Searching: In order to search some value in the hash table, just enter the value to be searched in the hash function and get the key "k" from that and directly go to the "kth" index and find if the value is same as the one that you want to find. If it is the same element, then return the element and if the element is not the same, then traverse the hash table to find the element and once found, just return it. Traverse until you encounter space in the hash table.

Critical Ideas to think/Explore further

We can use a hash table to solve several problems in programming. In such problems, the efficient implementation of insert, delete and search operations are mostly required for an efficient solution. We suggest learners to prepare a list of such problems and explore different patterns related to problem-solving.

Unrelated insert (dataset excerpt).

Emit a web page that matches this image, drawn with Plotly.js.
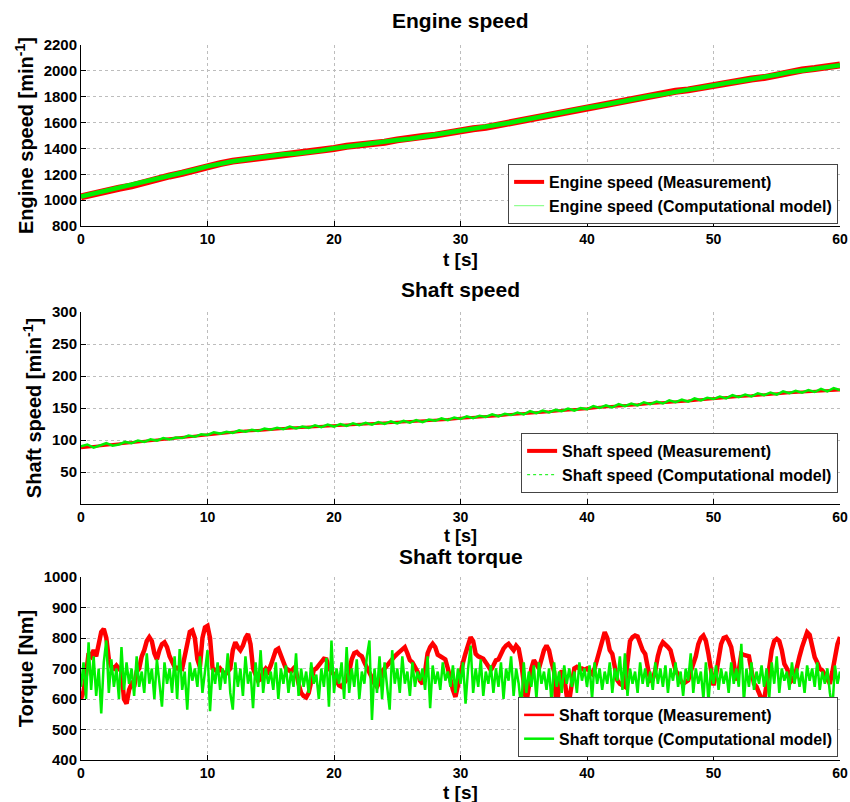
<!DOCTYPE html>
<html><head><meta charset="utf-8">
<script src="https://cdn.plot.ly/plotly-3.0.1.min.js"></script>
<style>html,body{margin:0;padding:0;background:#fff}#chart{width:850px;height:802px}</style>
</head><body><div id="chart"></div>
<script>
// ---------- DATA ----------
const engineStep = 1;   // s
const engineMeas = [1025,1050,1070,1092,1110,1140,1163,1187,1208,1236,1260,1283,1302,1313,1332,1343,1357,1358,1372,1383,1400,1417,1423,1437,1448,1466,1473,1492,1503,1522,1535,1552,1563,1582,1598,1622,1638,1657,1673,1697,1713,1732,1748,1772,1788,1807,1818,1842,1853,1872,1888,1907,1918,1937,1948,1972,1988,2007,2018,2032,2045];
const engineModel = [1028,1051,1072,1090,1112,1139,1165,1185,1210,1235,1261,1284,1301,1315,1330,1345,1355,1361,1370,1385,1401,1415,1425,1435,1450,1465,1475,1490,1505,1520,1536,1550,1565,1580,1600,1620,1640,1655,1675,1695,1715,1730,1750,1770,1790,1805,1820,1840,1855,1870,1890,1905,1920,1935,1950,1970,1990,2005,2020,2030,2044];

const shaftMeasStep = 1;
const shaftMeas = [88,90,92,94,96,98,100,102,104,107,109,111,113,114,115,117,118,119,120,121,122,123,124,125,126,127,128,129,131,132,134,135,137,138,140,141,143,144,146,147,149,151,152,154,155,157,158,160,161,163,165,166,168,169,171,172,174,175,176,177,178];
const shaftModelStep = 0.5;
const shaftModel = [90,93,88,92,95,91,93,97,95,99,97,101,99,103,101,104,103,107,105,109,108,112,110,113,111,115,113,116,114,118,116,119,117,121,118,121,119,123,120,124,121,125,122,126,123,127,124,128,125,129,126,130,127,131,128,132,130,134,131,135,133,137,134,138,136,140,137,141,139,143,140,145,142,146,143,147,145,149,146,150,148,153,150,154,151,156,153,157,154,159,156,160,157,162,159,163,160,165,162,166,164,168,165,170,167,171,168,173,170,174,171,176,173,177,174,178,175,180,176,181,178];

const torqueStep = 0.2;
const torqueMeas = [
600,625,680,750,740, 760,740,790,820,830, 800,730,705,700,710, 700,690,600,585,630,
650,640,690,700,740, 760,790,803,790,750, 730,760,780,786,770, 740,720,705,700,705,
700,740,790,820,825, 800,730,705,800,835, 840,800,700,695,690, 700,690,680,690,700,
760,786,770,760,775, 800,813,780,700,680, 660,665,690,700,690, 710,740,760,765,740,
715,700,695,690,700, 690,650,620,610,605, 620,660,695,700,710, 720,732,730,700,690,
680,660,645,640,650, 665,690,730,750,754, 745,740,720,705,690, 670,650,640,655,690,
700,710,725,730,740, 748,755,765,770,750, 727,720,705,690,660, 650,690,750,770,781,
770,745,740,735,730, 700,661,630,607,650, 694,720,750,780,803, 790,748,740,735,732,
720,705,694,710,727, 730,750,765,775,781, 770,760,775,765,720, 650,585,640,700,727,
715,700,730,760,775, 760,720,690,563,650, 694,670,610,596,650, 700,705,700,700,695,
700,690,683,700,730, 750,790,819,800,760, 748,700,661,650,645, 640,720,790,803,808,
805,780,760,748,700, 661,665,694,740,770, 786,780,770,760,720, 694,680,660,650,655,
661,690,715,740,780, 800,808,790,748,700, 645,680,737,780,800, 803,790,770,720,661,
694,748,745,743,740, 694,650,640,620,600, 596,640,700,760,790, 797,790,760,715,700,
680,661,670,715,740, 770,800,819,810,770, 737,720,700,694,680, 660,650,690,737,780,
803];
const torqueModel = [
640,720,600,786,630, 740,610,700,553,720, 792,620,730,640,700, 600,770,630,720,650,
700,610,740,640,690, 620,750,650,700,600, 730,640,575,720,650, 700,620,740,600,764,
630,690,565,720,660, 700,640,740,620,690, 760,560,700,650,720, 630,700,650,750,620,
565,720,640,700,610, 740,650,690,570,720, 640,760,620,700,650, 690,630,720,600,700,
650,710,620,690,640, 750,610,700,640,690, 620,720,650,680,600, 700,640,735,575,792,
620,700,650,720,600, 770,620,700,640,730, 600,690,650,740,792, 531,700,620,740,600,
720,640,565,760,650, 700,620,740,650,690, 610,720,640,690,660, 700,630,740,570,710,
650,690,630,720,660, 690,640,710,620,700, 650,720,585,700,775, 620,700,640,730,610,
690,650,710,620,700, 640,720,600,700,660, 740,610,700,650,569, 720,620,690,640,710,
600,720,650,690,630, 700,585,720,640,690, 620,710,650,700,640, 690,620,720,660,700,
640,710,600,720,650, 700,630,690,650,720, 620,700,660,740,630, 750,610,700,650,690,
620,720,650,700,640, 690,630,720,650,700, 640,710,620,700,660, 720,640,690,610,700,
660,750,620,700,650, 690,600,720,590,700, 650,710,630,700,650, 690,620,720,650,700,
640,781,590,700,640, 720,630,690,650,710, 640,700,600,720,650, 740,620,700,660,690,
630,720,650,700,640, 690,620,710,660,700, 640,720,630,690,650, 700,620,569,710,650,
690];

const tickX = [0,10,20,30,40,50,60];
const tickEngine = [800,1000,1200,1400,1600,1800,2000,2200];
const tickShaft = [50,100,150,200,250,300];
const tickTorque = [400,500,600,700,800,900,1000];

// ---------- BUILD ----------
const times = (n, step) => Array.from({length: n}, (_, i) => +(i * step).toFixed(3));
const RED = 'rgb(255,0,0)', GREEN = 'rgb(0,240,0)';
const FONT = 'Liberation Sans, Arial, sans-serif';

const traces = [
  {x: times(engineMeas.length, engineStep), y: engineMeas, xaxis:'x', yaxis:'y', mode:'lines', line:{color:RED, width:7}, showlegend:false},
  {x: times(engineModel.length, engineStep), y: engineModel, xaxis:'x', yaxis:'y', mode:'lines', line:{color:GREEN, width:4.5}, showlegend:false},
  {x:[null], y:[null], xaxis:'x', yaxis:'y', mode:'lines', name:'Engine speed (Measurement)', line:{color:RED, width:4}, legend:'legend'},
  {x:[null], y:[null], xaxis:'x', yaxis:'y', mode:'lines', name:'Engine speed (Computational model)', line:{color:'rgb(120,255,120)', width:1}, legend:'legend'},

  {x: times(shaftMeas.length, shaftMeasStep), y: shaftMeas, xaxis:'x2', yaxis:'y2', mode:'lines', line:{color:RED, width:3}, showlegend:false},
  {x: times(shaftModel.length, shaftModelStep), y: shaftModel, xaxis:'x2', yaxis:'y2', mode:'lines', line:{color:GREEN, width:2.5}, showlegend:false},
  {x:[null], y:[null], xaxis:'x2', yaxis:'y2', mode:'lines', name:'Shaft speed (Measurement)', line:{color:RED, width:4}, legend:'legend2'},
  {x:[null], y:[null], xaxis:'x2', yaxis:'y2', mode:'lines', name:'Shaft speed (Computational model)', line:{color:GREEN, width:1, dash:'dot'}, legend:'legend2'},

  {x: times(torqueMeas.length, torqueStep), y: torqueMeas, xaxis:'x3', yaxis:'y3', mode:'lines', line:{color:RED, width:4.5}, showlegend:false},
  {x: times(torqueModel.length, torqueStep), y: torqueModel, xaxis:'x3', yaxis:'y3', mode:'lines', line:{color:GREEN, width:2.5}, showlegend:false},
  {x:[null], y:[null], xaxis:'x3', yaxis:'y3', mode:'lines', name:'Shaft torque (Measurement)', line:{color:RED, width:2.5}, legend:'legend3'},
  {x:[null], y:[null], xaxis:'x3', yaxis:'y3', mode:'lines', name:'Shaft torque (Computational model)', line:{color:GREEN, width:2.5}, legend:'legend3'}
];

const H = 802;
const dom = (top, bottom) => [1 - bottom / H, 1 - top / H];
const tickFont = {family: FONT, size: 14, color: '#000', weight: 'bold'};
const titleFont = {family: FONT, size: 20, color: '#000', weight: 'bold'};

function xax(anchor) {
  return {anchor, domain:[0,1], range:[0,60], tickvals: tickX, ticks:'inside', ticklen:5, tickcolor:'#000',
    showline:true, linecolor:'#000', linewidth:1, mirror:false, zeroline:false,
    showgrid:true, gridcolor:'#bdbdbd', griddash:'dot', gridwidth:1, tickfont: tickFont};
}
function yax(anchor, domain, range, tv, title) {
  return {anchor, domain, range, tickvals: tv, ticks:'inside', ticklen:5, tickcolor:'#000',
    showline:true, linecolor:'#000', linewidth:1, mirror:false, zeroline:false,
    showgrid:true, gridcolor:'#bdbdbd', griddash:'dot', gridwidth:1,
    tickfont: {family: FONT, size: 15, color: '#000', weight: 'bold'}, title:{text: title, font: titleFont, standoff:4}};
}
const legendBase = (yb) => ({x:0.9975, xanchor:'right', y:yb, yanchor:'bottom', bgcolor:'#fff',
  bordercolor:'#444', borderwidth:1, font:{family:FONT, size:16, color:'#000', weight:'bold'},
  tracegroupgap:0, itemwidth:30});

const d1 = dom(45, 226), d2 = dom(312, 504), d3 = dom(577, 760);
const ann = (text, yc, size) => ({text, x:0.5, xref:'paper', xanchor:'center', y:1 - yc/H, yref:'paper', yanchor:'middle',
  showarrow:false, font:{family:FONT, size, color:'#000', weight:'bold'}});
const layout = {
  width:850, height:802, paper_bgcolor:'#fff', plot_bgcolor:'#fff',
  margin:{l:81, r:10, t:0, b:0}, showlegend:true,
  xaxis: xax('y'),
  yaxis: yax('x', d1, [800,2200], tickEngine, 'Engine speed [min<sup>-1</sup>]'),
  xaxis2: xax('y2'),
  yaxis2: yax('x2', d2, [0,300], tickShaft, 'Shaft speed [min<sup>-1</sup>]'),
  xaxis3: xax('y3'),
  yaxis3: yax('x3', d3, [400,1000], tickTorque, 'Torque [Nm]'),
  legend: legendBase(d1[0] + 2/H),
  legend2: legendBase(d2[0] + 11/H),
  legend3: legendBase(d3[0] + 3/H),
  annotations: [
    ann('Engine speed', 20, 21), ann('Shaft speed', 289, 21), ann('Shaft torque', 556, 21),
    ann('t [s]', 259, 19), ann('t [s]', 536, 18), ann('t [s]', 792, 19)
  ]
};
Plotly.newPlot('chart', traces, layout, {displayModeBar:false, staticPlot:true});
</script></body></html>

In a good hash function , your key should be uniformly distributed i.e. each key should be equally likely to hash to any slot in the Hash Table, independently where any other key has hashed to.
Many real life applications required a dynamic data set that supports only the Dictionary operations: Insert, Search and Delete. In such a situation, the Hash Table in an effective data structure to implement dictionaries.
We can take the benefit of the direct address table when we can afford an array that has one position for every possible key.
We highly recommend learners to implement their own Hash Table with using separate chaining method. Let's try this in your favorite programming language!
Compare the applications of Hash Table and BST. Also explore the situation where we prefer BST over Hash Table to organize the data.
Understanding the design of different Hash Functions are important because here you will find beautiful mathematical pattern related to the distribution of the keys and order of storing of the data.
If you want to learn further, then you can try to understand the idea of primary and secondary clustering in the case of the open addressing method.